Review: Assassins, like the poor, are always with us

An assassination is pre-eminently a political murder; a killing, in itself a crime, has been sanctioned by someone with an interest in the outcome and carried out on their behalf.
The traditional British political response to an assassination was to narrow the extent of an apparently preceding conspiracy, and emphasise the ‘crazed individual’ line.
Furthermore, the British after one assassination “feigned disgust and astonishment” that anyone could believe its representatives were capable of plotting to carry out such an action.
These stock reactions are no longer tenable or credible after considering the extensive historic evidence set out from the many sources.
These points show the two major themes in this work: first, the use of assassination as a policy instrument; and, secondly, the reaction of states to assassination. A first thought in reading this compelling review of centrally managed violence is that the definitions might have been drawn rather too vaguely. Reference is made by the professor to apparently separate concepts of “executive murders”; “mass casualty terrorism”; and “random sectarian murders”.
From our point of view, if the disaster that befell Lockerbie was not an assassination (a political instrument) then it may have been the prime example of mass casualty terrorism.
There is no mention of Lockerbie anywhere in this book so its place in the taxonomy is uncertain. Otherwise, much is made of the involvement of “Muammar Qaddafi [sic]”.
There is also discussion of the trouble that western governments had in defining the assassination conspiracies being launched against them at one point. A secondary thought is that the evidence in this book may support other discrete topics: e.g., the politics of assassination as distinct from its implementation, the management of assassinations, and so on.

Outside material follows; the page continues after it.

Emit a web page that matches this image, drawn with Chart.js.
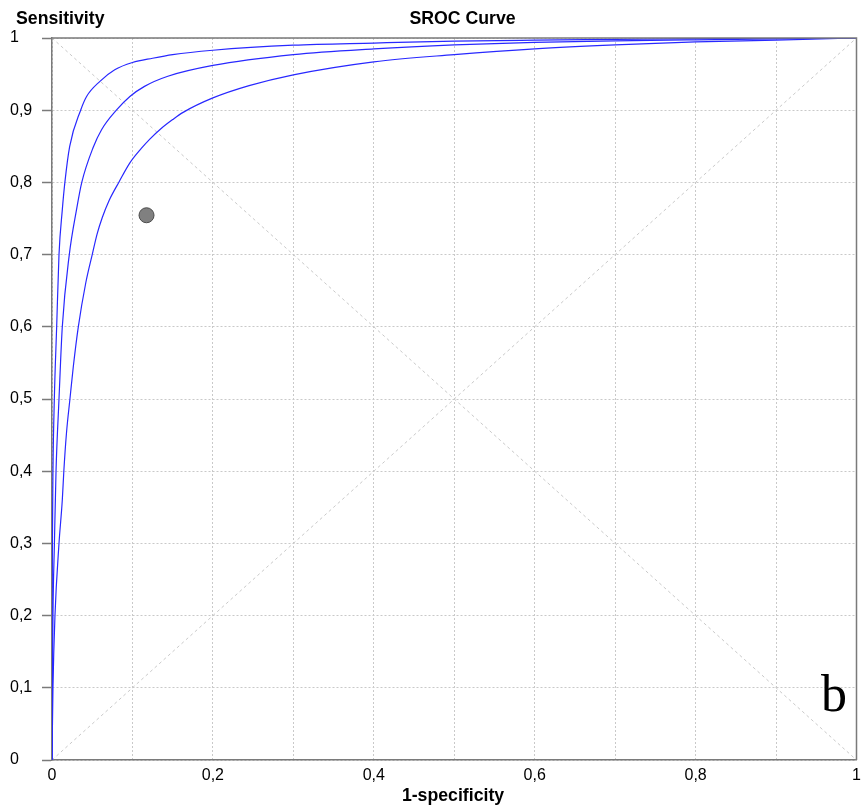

Conceptual analysis apart, the book begins in 1976 with the assassination of a Chilean dissident, whose politics jarred with General Augusto Pinochet, President of Chile then. That assassination was in Washington DC and diligent investigators discerned four elements: the procurers of assassination, the assassins, the tools of trade, and the cover up. The description of “procurers” in place of conspirators suggests a degree of sophistication (particularly in distancing the decision-maker from the participants).
A “cover up” is a well-worn cliché and used so often as to be meaningless now. Some of the blatant assassinations described in the book did not involve anyone hiding their involvement.
There may be difficulty in categorising such disparate incidents, as a matter of taxonomy, because apparently unremarkable killings may have had precisely intended repercussions.
The murders of Giovanni Falcone and Paolo Borsellino, both in Sicily on different occasions in 1992 were not crimes in the traditional sense, as each was killed by a well-placed bomb.
These Italian Judges had been engaged in criminal trials concerning the Mafia which is why each was assassinated in political murders but neither is mentioned in this book.
Death to Order is a work of notable scholarship, and places many events in a context that explains the pattern and modes of action, and highlights the future with pilotless drones.
The description of the very many international incidents probably commends the book to those involved in close protection duties as an indication of the errors of the past.
Yet, in the masses of detail there is a sense from the divergent definitions and the many incidents covered that perhaps too much has been undertaken in a single study.
Death to Order: A Modern History of Assassination by Simon Ball. Published by Yale University Press, 408pp, £25.